Exercise directions: Repeat the material below word for word and leave out all pictures.

--- START OF Data ---

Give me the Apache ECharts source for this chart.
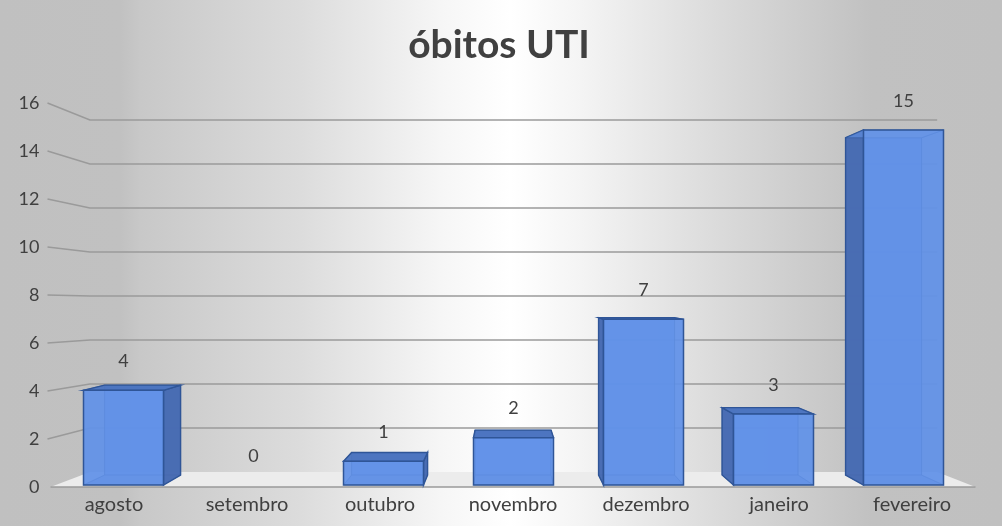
<!DOCTYPE html>
<html><head><meta charset="utf-8">
<style>html,body{margin:0;padding:0;background:#fff}#c{width:1002px;height:526px}</style>
<script src="https://cdn.jsdelivr.net/npm/echarts@6/dist/echarts.min.js"></script>
</head><body><div id="c"></div>
<script>
var categories = ['agosto','setembro','outubro','novembro','dezembro','janeiro','fevereiro'];
var obitos = [4,0,1,2,7,3,15];
var wallTicks = [0,2,4,6,8,10,12,14,16];
var titleText = 'óbitos UTI';

function wallPt(x,y){return [519+0.91*(x-519),307+0.9167*(y-307)];}
function barPt(x,y){var s=0.95,vx=505,vy=286;return [vx+s*(x-vx),vy+s*(y-vy)];}

var chart = echarts.init(document.getElementById('c'),null,{renderer:'canvas'});
var LINE='#9a9a9a';
chart.setOption({
  animation:false,
  backgroundColor:new echarts.graphic.LinearGradient(0,0,1,0,[
    {offset:0,color:'#c0c0c0'},{offset:0.12,color:'#c1c1c1'},{offset:0.14,color:'#c8c8c8'},
    {offset:0.3,color:'#dcdcdc'},{offset:0.44,color:'#f6f6f6'},{offset:0.51,color:'#ffffff'},
    {offset:0.58,color:'#f4f4f4'},{offset:0.72,color:'#dadada'},{offset:0.87,color:'#c1c1c1'},{offset:1,color:'#c0c0c0'}]),
  title:{text:titleText,left:494,top:21,textAlign:'center',
    textStyle:{fontFamily:'Lato',fontWeight:'bold',fontSize:39,color:'#404040'}},
  grid:[
    {left:47.5,right:23.5,top:103,bottom:39},
    {left:58.5,right:33.5,top:106.3,bottom:41}
  ],
  xAxis:[
    {type:'category',gridIndex:0,data:categories,axisLine:{show:false},axisTick:{show:false},
      axisLabel:{margin:8,fontFamily:'Lato',fontSize:20,color:'#404040'}},
    {type:'category',gridIndex:1,data:categories,show:false}
  ],
  yAxis:[
    {type:'value',gridIndex:0,min:0,max:16,interval:2,axisLine:{show:false},axisTick:{show:false},splitLine:{show:false},
      axisLabel:{margin:8,fontFamily:'Lato',fontSize:18,color:'#404040'}},
    {type:'value',gridIndex:1,min:0,max:16,interval:2,show:false,splitLine:{show:false}}
  ],
  series:[
    {type:'custom',xAxisIndex:0,yAxisIndex:0,coordinateSystem:'cartesian2d',clip:false,z:1,
      data:wallTicks.map(function(v){return [0,v];}),silent:true,
      renderItem:function(params,api){
        var v=api.value(1), y=api.coord([0,v])[1], cs=params.coordSys;
        var x0=cs.x, x1=cs.x+cs.width;
        var a=wallPt(x0,y), b=wallPt(x1,y);
        var kids=[];
        if(v===0){
          kids.push({type:'polygon',shape:{points:[[x0+3,y],a,b,[x1-3,y]]},style:{fill:'#ececec'}});
          kids.push({type:'line',shape:{x1:x0+3,y1:y,x2:x1-3,y2:y},style:{stroke:LINE,lineWidth:1.5}});
        }else{
          kids.push({type:'polyline',shape:{points:[[x0,y],a,[b[0],a[1]]]},style:{stroke:LINE,lineWidth:1.6,fill:null}});
        }
        return {type:'group',children:kids};
      }},
    {type:'custom',xAxisIndex:1,yAxisIndex:1,coordinateSystem:'cartesian2d',clip:false,z:3,silent:true,
      data:obitos.map(function(v,i){return [i,v];}),
      renderItem:function(params,api){
        var i=api.value(0), v=api.value(1);
        var top=api.coord([i,v]), base=api.coord([i,0]);
        var w=80, xl=top[0]-w/2, xr=top[0]+w/2, yt=top[1], yb=base[1];
        var label={type:'text',style:{text:String(v),x:top[0],y:yt-29,align:'center',verticalAlign:'middle',
          fontFamily:'Lato',fontSize:18,fill:'#404040'}};
        if(v===0) return {type:'group',children:[label]};
        var bl=barPt(xl,yb), br=barPt(xr,yb), tl=barPt(xl,yt), tr=barPt(xr,yt);
        var EDGE='#2f5597';
        var kids=[];
        kids.push({type:'polygon',shape:{points:[tl,tr,br,bl]},style:{fill:'rgba(91,140,235,0.85)',stroke:'rgba(47,85,151,0.45)',lineWidth:1}});
        kids.push({type:'polygon',shape:{points:[[xl,yb],[xr,yb],br,bl]},style:{fill:'rgba(80,125,215,0.75)',stroke:'rgba(47,85,151,0.4)',lineWidth:1}});
        var leftFace={type:'polygon',shape:{points:[[xl,yt],tl,bl,[xl,yb]]}};
        var rightFace={type:'polygon',shape:{points:[[xr,yt],tr,br,[xr,yb]]}};
        var dark={fill:'rgba(70,105,175,0.92)',stroke:EDGE,lineWidth:1.4};
        var light={fill:'rgba(95,145,235,0.55)',stroke:'rgba(47,85,151,0.55)',lineWidth:1};
        leftFace.style=(tl[0]<xl)?dark:light;
        rightFace.style=(tr[0]>xr)?dark:light;
        kids.push(leftFace,rightFace);
        kids.push({type:'polygon',shape:{points:[[xl,yt],[xr,yt],tr,tl]},
          style:(tl[1]<yt)?{fill:'rgba(75,115,190,0.95)',stroke:EDGE,lineWidth:1.4}:{fill:'rgba(95,145,235,0.55)',stroke:'rgba(47,85,151,0.55)',lineWidth:1}});
        kids.push({type:'rect',shape:{x:xl,y:yt,width:w,height:yb-yt},style:{fill:'rgba(98,146,232,0.85)',stroke:EDGE,lineWidth:1.5}});
        kids.push(label);
        return {type:'group',children:kids};
      }}
  ]
});
</script></body></html>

--- END OF Data ---

Task solution:
Give me the Apache ECharts source for this chart.
<!DOCTYPE html>
<html><head><meta charset="utf-8">
<style>html,body{margin:0;padding:0;background:#fff}#c{width:1002px;height:526px}</style>
<script src="https://cdn.jsdelivr.net/npm/echarts@6/dist/echarts.min.js"></script>
</head><body><div id="c"></div>
<script>
var categories = ['agosto','setembro','outubro','novembro','dezembro','janeiro','fevereiro'];
var obitos = [4,0,1,2,7,3,15];
var wallTicks = [0,2,4,6,8,10,12,14,16];
var titleText = 'óbitos UTI';

function wallPt(x,y){return [519+0.91*(x-519),307+0.9167*(y-307)];}
function barPt(x,y){var s=0.95,vx=505,vy=286;return [vx+s*(x-vx),vy+s*(y-vy)];}

var chart = echarts.init(document.getElementById('c'),null,{renderer:'canvas'});
var LINE='#9a9a9a';
chart.setOption({
  animation:false,
  backgroundColor:new echarts.graphic.LinearGradient(0,0,1,0,[
    {offset:0,color:'#c0c0c0'},{offset:0.12,color:'#c1c1c1'},{offset:0.14,color:'#c8c8c8'},
    {offset:0.3,color:'#dcdcdc'},{offset:0.44,color:'#f6f6f6'},{offset:0.51,color:'#ffffff'},
    {offset:0.58,color:'#f4f4f4'},{offset:0.72,color:'#dadada'},{offset:0.87,color:'#c1c1c1'},{offset:1,color:'#c0c0c0'}]),
  title:{text:titleText,left:494,top:21,textAlign:'center',
    textStyle:{fontFamily:'Lato',fontWeight:'bold',fontSize:39,color:'#404040'}},
  grid:[
    {left:47.5,right:23.5,top:103,bottom:39},
    {left:58.5,right:33.5,top:106.3,bottom:41}
  ],
  xAxis:[
    {type:'category',gridIndex:0,data:categories,axisLine:{show:false},axisTick:{show:false},
      axisLabel:{margin:8,fontFamily:'Lato',fontSize:20,color:'#404040'}},
    {type:'category',gridIndex:1,data:categories,show:false}
  ],
  yAxis:[
    {type:'value',gridIndex:0,min:0,max:16,interval:2,axisLine:{show:false},axisTick:{show:false},splitLine:{show:false},
      axisLabel:{margin:8,fontFamily:'Lato',fontSize:18,color:'#404040'}},
    {type:'value',gridIndex:1,min:0,max:16,interval:2,show:false,splitLine:{show:false}}
  ],
  series:[
    {type:'custom',xAxisIndex:0,yAxisIndex:0,coordinateSystem:'cartesian2d',clip:false,z:1,
      data:wallTicks.map(function(v){return [0,v];}),silent:true,
      renderItem:function(params,api){
        var v=api.value(1), y=api.coord([0,v])[1], cs=params.coordSys;
        var x0=cs.x, x1=cs.x+cs.width;
        var a=wallPt(x0,y), b=wallPt(x1,y);
        var kids=[];
        if(v===0){
          kids.push({type:'polygon',shape:{points:[[x0+3,y],a,b,[x1-3,y]]},style:{fill:'#ececec'}});
          kids.push({type:'line',shape:{x1:x0+3,y1:y,x2:x1-3,y2:y},style:{stroke:LINE,lineWidth:1.5}});
        }else{
          kids.push({type:'polyline',shape:{points:[[x0,y],a,[b[0],a[1]]]},style:{stroke:LINE,lineWidth:1.6,fill:null}});
        }
        return {type:'group',children:kids};
      }},
    {type:'custom',xAxisIndex:1,yAxisIndex:1,coordinateSystem:'cartesian2d',clip:false,z:3,silent:true,
      data:obitos.map(function(v,i){return [i,v];}),
      renderItem:function(params,api){
        var i=api.value(0), v=api.value(1);
        var top=api.coord([i,v]), base=api.coord([i,0]);
        var w=80, xl=top[0]-w/2, xr=top[0]+w/2, yt=top[1], yb=base[1];
        var label={type:'text',style:{text:String(v),x:top[0],y:yt-29,align:'center',verticalAlign:'middle',
          fontFamily:'Lato',fontSize:18,fill:'#404040'}};
        if(v===0) return {type:'group',children:[label]};
        var bl=barPt(xl,yb), br=barPt(xr,yb), tl=barPt(xl,yt), tr=barPt(xr,yt);
        var EDGE='#2f5597';
        var kids=[];
        kids.push({type:'polygon',shape:{points:[tl,tr,br,bl]},style:{fill:'rgba(91,140,235,0.85)',stroke:'rgba(47,85,151,0.45)',lineWidth:1}});
        kids.push({type:'polygon',shape:{points:[[xl,yb],[xr,yb],br,bl]},style:{fill:'rgba(80,125,215,0.75)',stroke:'rgba(47,85,151,0.4)',lineWidth:1}});
        var leftFace={type:'polygon',shape:{points:[[xl,yt],tl,bl,[xl,yb]]}};
        var rightFace={type:'polygon',shape:{points:[[xr,yt],tr,br,[xr,yb]]}};
        var dark={fill:'rgba(70,105,175,0.92)',stroke:EDGE,lineWidth:1.4};
        var light={fill:'rgba(95,145,235,0.55)',stroke:'rgba(47,85,151,0.55)',lineWidth:1};
        leftFace.style=(tl[0]<xl)?dark:light;
        rightFace.style=(tr[0]>xr)?dark:light;
        kids.push(leftFace,rightFace);
        kids.push({type:'polygon',shape:{points:[[xl,yt],[xr,yt],tr,tl]},
          style:(tl[1]<yt)?{fill:'rgba(75,115,190,0.95)',stroke:EDGE,lineWidth:1.4}:{fill:'rgba(95,145,235,0.55)',stroke:'rgba(47,85,151,0.55)',lineWidth:1}});
        kids.push({type:'rect',shape:{x:xl,y:yt,width:w,height:yb-yt},style:{fill:'rgba(98,146,232,0.85)',stroke:EDGE,lineWidth:1.5}});
        kids.push(label);
        return {type:'group',children:kids};
      }}
  ]
});
</script></body></html>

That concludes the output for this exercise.